- _GIVEN EXERCISE_
Each entry below should be written out exactly as it is, with no pictures.

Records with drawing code
+---+

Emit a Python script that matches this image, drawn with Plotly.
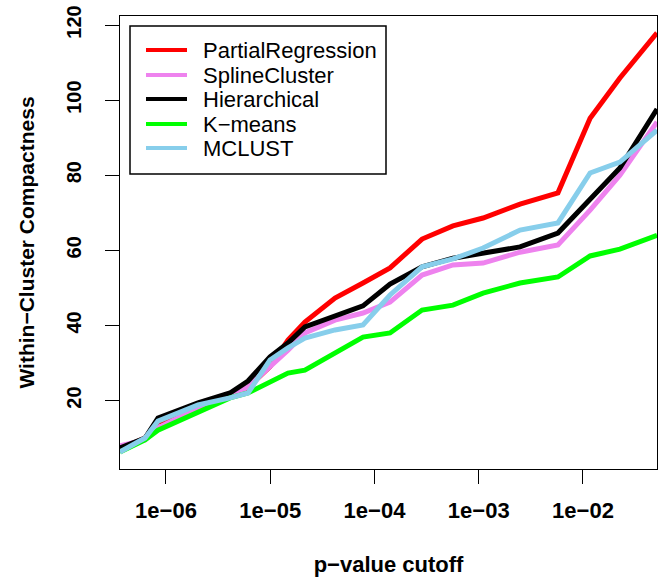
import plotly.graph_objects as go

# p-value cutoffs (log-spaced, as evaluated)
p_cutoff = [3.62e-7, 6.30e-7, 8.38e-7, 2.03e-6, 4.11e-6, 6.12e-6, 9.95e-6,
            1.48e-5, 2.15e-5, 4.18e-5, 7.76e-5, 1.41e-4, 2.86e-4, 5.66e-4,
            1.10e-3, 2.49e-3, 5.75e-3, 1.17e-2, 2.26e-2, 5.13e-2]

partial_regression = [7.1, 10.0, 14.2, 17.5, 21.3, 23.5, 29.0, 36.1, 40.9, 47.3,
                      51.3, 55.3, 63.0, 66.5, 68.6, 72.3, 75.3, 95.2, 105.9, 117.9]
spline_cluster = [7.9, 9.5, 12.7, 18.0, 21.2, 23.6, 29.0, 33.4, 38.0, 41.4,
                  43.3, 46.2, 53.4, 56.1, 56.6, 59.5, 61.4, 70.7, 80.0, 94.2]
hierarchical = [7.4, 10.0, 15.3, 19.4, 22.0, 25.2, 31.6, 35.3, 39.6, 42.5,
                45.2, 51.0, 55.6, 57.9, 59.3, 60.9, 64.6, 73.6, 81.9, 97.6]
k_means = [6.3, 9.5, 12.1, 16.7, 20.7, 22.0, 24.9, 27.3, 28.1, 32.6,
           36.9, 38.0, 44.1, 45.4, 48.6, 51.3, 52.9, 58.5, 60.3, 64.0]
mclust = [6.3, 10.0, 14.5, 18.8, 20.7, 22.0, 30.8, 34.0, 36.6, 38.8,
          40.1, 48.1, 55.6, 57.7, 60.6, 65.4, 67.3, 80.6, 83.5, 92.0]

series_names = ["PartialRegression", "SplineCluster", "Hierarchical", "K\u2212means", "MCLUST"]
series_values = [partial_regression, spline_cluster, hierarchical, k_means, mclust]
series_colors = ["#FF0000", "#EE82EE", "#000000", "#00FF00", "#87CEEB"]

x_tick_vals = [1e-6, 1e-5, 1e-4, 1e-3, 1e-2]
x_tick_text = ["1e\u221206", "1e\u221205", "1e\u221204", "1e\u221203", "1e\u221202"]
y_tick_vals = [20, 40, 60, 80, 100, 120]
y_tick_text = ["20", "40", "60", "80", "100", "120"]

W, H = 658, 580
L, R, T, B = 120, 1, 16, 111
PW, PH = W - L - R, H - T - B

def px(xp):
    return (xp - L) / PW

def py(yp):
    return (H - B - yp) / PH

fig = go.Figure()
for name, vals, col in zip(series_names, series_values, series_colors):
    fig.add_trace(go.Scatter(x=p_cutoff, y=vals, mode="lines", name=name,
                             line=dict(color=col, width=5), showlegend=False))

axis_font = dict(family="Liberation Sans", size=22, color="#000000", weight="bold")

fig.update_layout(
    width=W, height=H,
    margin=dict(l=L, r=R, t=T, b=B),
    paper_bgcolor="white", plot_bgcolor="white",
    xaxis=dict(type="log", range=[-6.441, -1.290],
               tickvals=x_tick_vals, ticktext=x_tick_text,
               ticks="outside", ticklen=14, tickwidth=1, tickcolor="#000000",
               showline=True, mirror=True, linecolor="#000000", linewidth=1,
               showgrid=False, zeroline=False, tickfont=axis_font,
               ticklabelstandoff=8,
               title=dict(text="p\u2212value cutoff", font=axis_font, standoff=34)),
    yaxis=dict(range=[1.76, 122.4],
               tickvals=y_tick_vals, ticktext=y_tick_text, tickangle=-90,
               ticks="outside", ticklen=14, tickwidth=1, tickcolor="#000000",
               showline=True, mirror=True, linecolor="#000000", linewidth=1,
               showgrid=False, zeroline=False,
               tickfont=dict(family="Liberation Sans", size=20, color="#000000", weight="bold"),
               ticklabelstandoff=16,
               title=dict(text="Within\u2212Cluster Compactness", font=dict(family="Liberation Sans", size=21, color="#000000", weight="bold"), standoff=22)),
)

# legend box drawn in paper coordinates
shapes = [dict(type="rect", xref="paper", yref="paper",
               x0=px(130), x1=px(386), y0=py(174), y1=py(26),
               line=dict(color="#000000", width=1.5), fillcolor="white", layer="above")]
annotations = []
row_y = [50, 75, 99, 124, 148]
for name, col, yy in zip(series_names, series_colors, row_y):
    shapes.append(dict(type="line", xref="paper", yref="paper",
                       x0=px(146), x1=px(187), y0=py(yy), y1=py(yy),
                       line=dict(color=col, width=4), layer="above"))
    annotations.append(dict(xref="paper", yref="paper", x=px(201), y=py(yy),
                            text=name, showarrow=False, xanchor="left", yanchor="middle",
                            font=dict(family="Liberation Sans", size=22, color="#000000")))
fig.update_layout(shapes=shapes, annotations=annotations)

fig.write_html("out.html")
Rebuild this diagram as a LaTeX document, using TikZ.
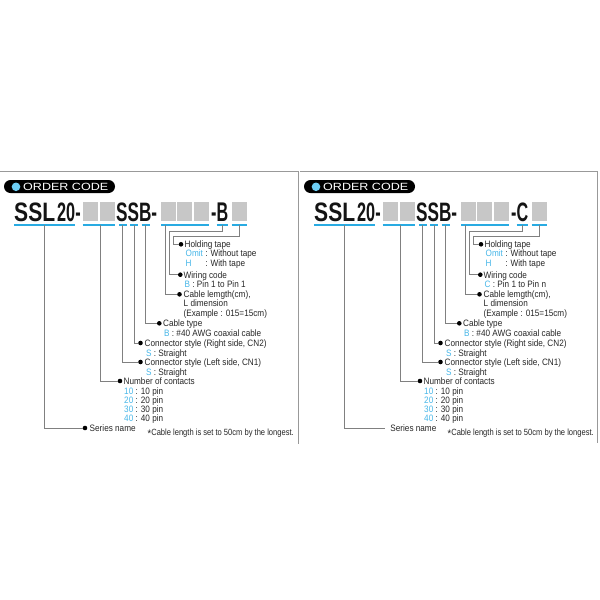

+---+

- _OUTPUT_
Emit a Python script that matches this image, drawn with Plotly.
import plotly.graph_objects as go

# p-value cutoffs (log-spaced, as evaluated)
p_cutoff = [3.62e-7, 6.30e-7, 8.38e-7, 2.03e-6, 4.11e-6, 6.12e-6, 9.95e-6,
            1.48e-5, 2.15e-5, 4.18e-5, 7.76e-5, 1.41e-4, 2.86e-4, 5.66e-4,
            1.10e-3, 2.49e-3, 5.75e-3, 1.17e-2, 2.26e-2, 5.13e-2]

partial_regression = [7.1, 10.0, 14.2, 17.5, 21.3, 23.5, 29.0, 36.1, 40.9, 47.3,
                      51.3, 55.3, 63.0, 66.5, 68.6, 72.3, 75.3, 95.2, 105.9, 117.9]
spline_cluster = [7.9, 9.5, 12.7, 18.0, 21.2, 23.6, 29.0, 33.4, 38.0, 41.4,
                  43.3, 46.2, 53.4, 56.1, 56.6, 59.5, 61.4, 70.7, 80.0, 94.2]
hierarchical = [7.4, 10.0, 15.3, 19.4, 22.0, 25.2, 31.6, 35.3, 39.6, 42.5,
                45.2, 51.0, 55.6, 57.9, 59.3, 60.9, 64.6, 73.6, 81.9, 97.6]
k_means = [6.3, 9.5, 12.1, 16.7, 20.7, 22.0, 24.9, 27.3, 28.1, 32.6,
           36.9, 38.0, 44.1, 45.4, 48.6, 51.3, 52.9, 58.5, 60.3, 64.0]
mclust = [6.3, 10.0, 14.5, 18.8, 20.7, 22.0, 30.8, 34.0, 36.6, 38.8,
          40.1, 48.1, 55.6, 57.7, 60.6, 65.4, 67.3, 80.6, 83.5, 92.0]

series_names = ["PartialRegression", "SplineCluster", "Hierarchical", "K\u2212means", "MCLUST"]
series_values = [partial_regression, spline_cluster, hierarchical, k_means, mclust]
series_colors = ["#FF0000", "#EE82EE", "#000000", "#00FF00", "#87CEEB"]

x_tick_vals = [1e-6, 1e-5, 1e-4, 1e-3, 1e-2]
x_tick_text = ["1e\u221206", "1e\u221205", "1e\u221204", "1e\u221203", "1e\u221202"]
y_tick_vals = [20, 40, 60, 80, 100, 120]
y_tick_text = ["20", "40", "60", "80", "100", "120"]

W, H = 658, 580
L, R, T, B = 120, 1, 16, 111
PW, PH = W - L - R, H - T - B

def px(xp):
    return (xp - L) / PW

def py(yp):
    return (H - B - yp) / PH

fig = go.Figure()
for name, vals, col in zip(series_names, series_values, series_colors):
    fig.add_trace(go.Scatter(x=p_cutoff, y=vals, mode="lines", name=name,
                             line=dict(color=col, width=5), showlegend=False))

axis_font = dict(family="Liberation Sans", size=22, color="#000000", weight="bold")

fig.update_layout(
    width=W, height=H,
    margin=dict(l=L, r=R, t=T, b=B),
    paper_bgcolor="white", plot_bgcolor="white",
    xaxis=dict(type="log", range=[-6.441, -1.290],
               tickvals=x_tick_vals, ticktext=x_tick_text,
               ticks="outside", ticklen=14, tickwidth=1, tickcolor="#000000",
               showline=True, mirror=True, linecolor="#000000", linewidth=1,
               showgrid=False, zeroline=False, tickfont=axis_font,
               ticklabelstandoff=8,
               title=dict(text="p\u2212value cutoff", font=axis_font, standoff=34)),
    yaxis=dict(range=[1.76, 122.4],
               tickvals=y_tick_vals, ticktext=y_tick_text, tickangle=-90,
               ticks="outside", ticklen=14, tickwidth=1, tickcolor="#000000",
               showline=True, mirror=True, linecolor="#000000", linewidth=1,
               showgrid=False, zeroline=False,
               tickfont=dict(family="Liberation Sans", size=20, color="#000000", weight="bold"),
               ticklabelstandoff=16,
               title=dict(text="Within\u2212Cluster Compactness", font=dict(family="Liberation Sans", size=21, color="#000000", weight="bold"), standoff=22)),
)

# legend box drawn in paper coordinates
shapes = [dict(type="rect", xref="paper", yref="paper",
               x0=px(130), x1=px(386), y0=py(174), y1=py(26),
               line=dict(color="#000000", width=1.5), fillcolor="white", layer="above")]
annotations = []
row_y = [50, 75, 99, 124, 148]
for name, col, yy in zip(series_names, series_colors, row_y):
    shapes.append(dict(type="line", xref="paper", yref="paper",
                       x0=px(146), x1=px(187), y0=py(yy), y1=py(yy),
                       line=dict(color=col, width=4), layer="above"))
    annotations.append(dict(xref="paper", yref="paper", x=px(201), y=py(yy),
                            text=name, showarrow=False, xanchor="left", yanchor="middle",
                            font=dict(family="Liberation Sans", size=22, color="#000000")))
fig.update_layout(shapes=shapes, annotations=annotations)

fig.write_html("out.html")
Rebuild this diagram as a LaTeX document, using TikZ.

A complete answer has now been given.